Ensuring MPI remains a trusted and effective regulator
The Ministry for Primary Industries (MPI) is one of the largest government regulators in the country administering more than 50 Acts of Parliament in agriculture, biosecurity, food safety, forestry, fisheries, trade, and animal welfare.
People within MPI and agencies outside MPI undertake a variety of regulatory responsibilities to ensure the smooth functioning of New Zealand's primary industries regulatory systems.
The Office of the Inspector General Regulatory Systems was set up in 2019 to:
- provide impartial advice to the Director-General on the health of MPI's regulatory systems
- help MPI remain an effective and trusted regulator.

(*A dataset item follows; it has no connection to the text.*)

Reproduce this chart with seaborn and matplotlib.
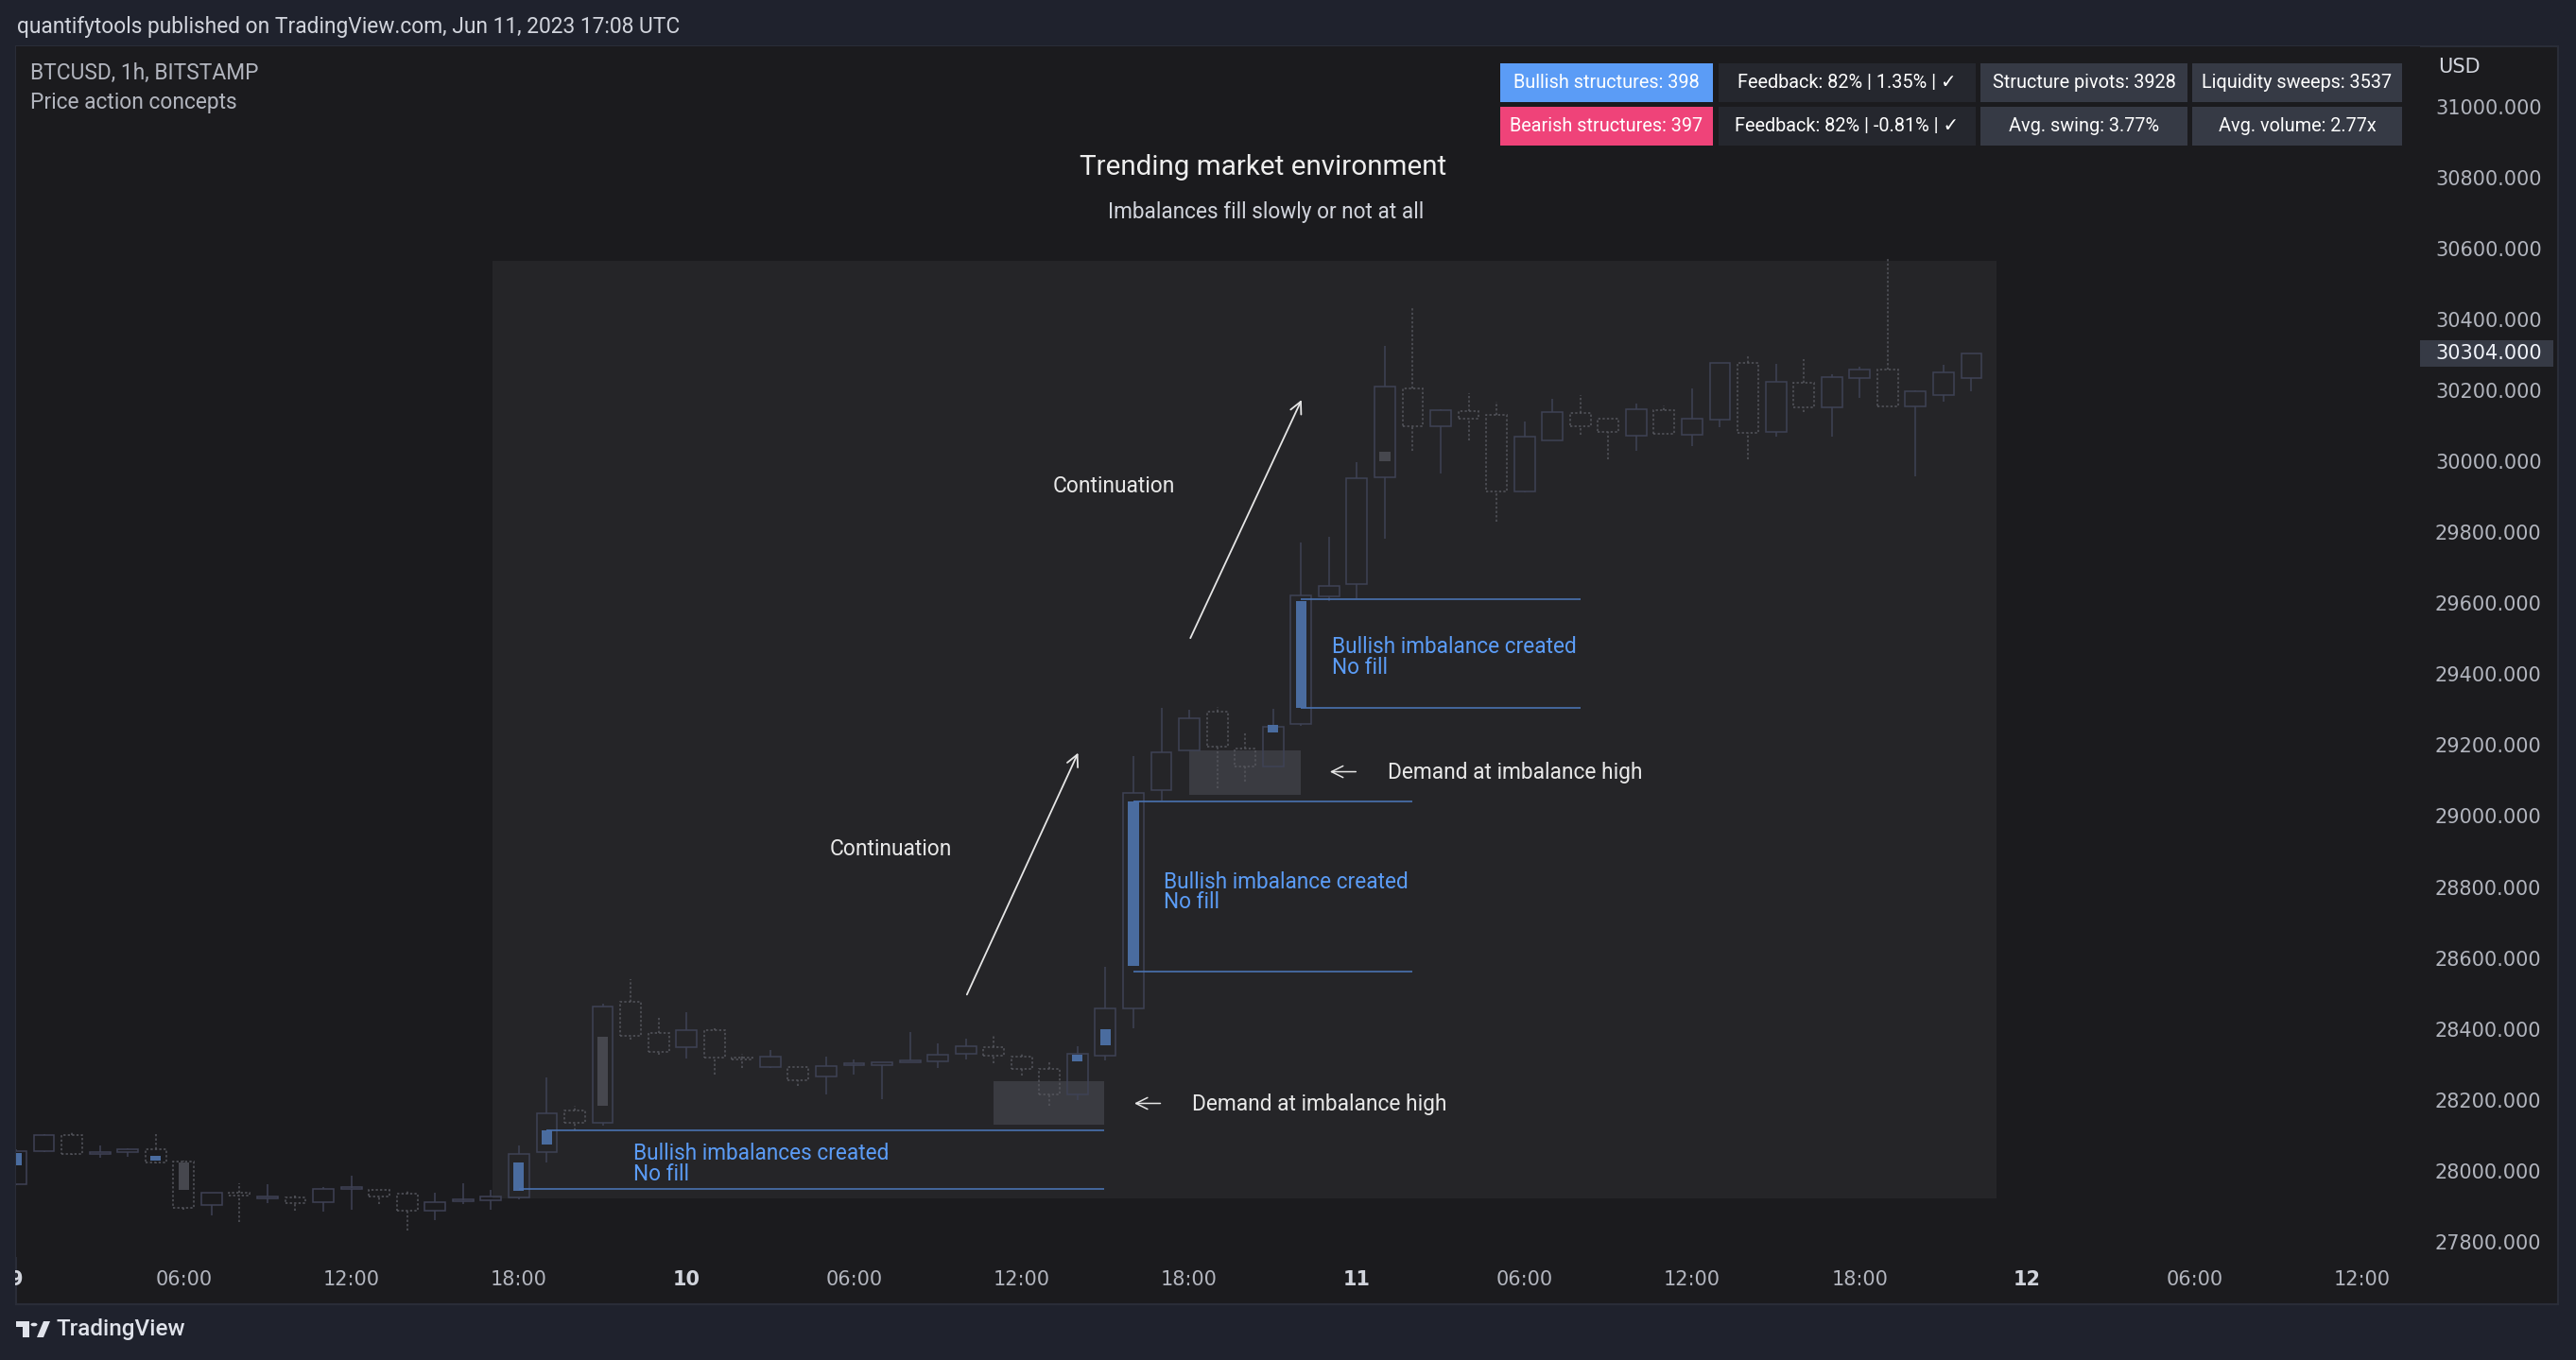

The office sits within MPI but is independent of its business units. The work of the office includes:
- undertaking proactive and reactive reviews on regulatory matters as agreed with or requested by MPI's Director-General
- keeping abreast of new and revised MPI-related legislation and regulations, and internationally developing regulatory practice
- providing thought leadership and insights to MPI's senior leaders on regulatory risk regulatory system stewardship.
Reviews of MPI's regulatory systems
The Inspector General Regulatory Systems maintains a work programme of regulatory reviews to examine each of MPI's regulatory systems over time. Reports from reviews are published on this page.
Inspector General Regulatory Systems work programme [DOCX, 25 KB]
The Inspector General Regulatory Systems:
- may consider any part or aspect of any primary sector regulatory system, seeking ways that MPI’s regulatory practice could be improved
- has developed a framework to guide reviews. This is a developing framework and will change as regulatory practice emerges and changes.
Review framework used by the Office of the Inspector General Regulatory Systems [PPTX, 309 KB]
What the reviews can cover
The reviews can look at any aspect of the regulatory systems managed and administered by MPI.
They can:
- cover an entire system or subsystem
- focus on specific parts of the system (for example, the regulation of large dairy processing under the Animal Products Act 1999)
- look at component elements of regulatory practice across multiple systems (for example, compliance and enforcement or cost recovery across regulatory systems).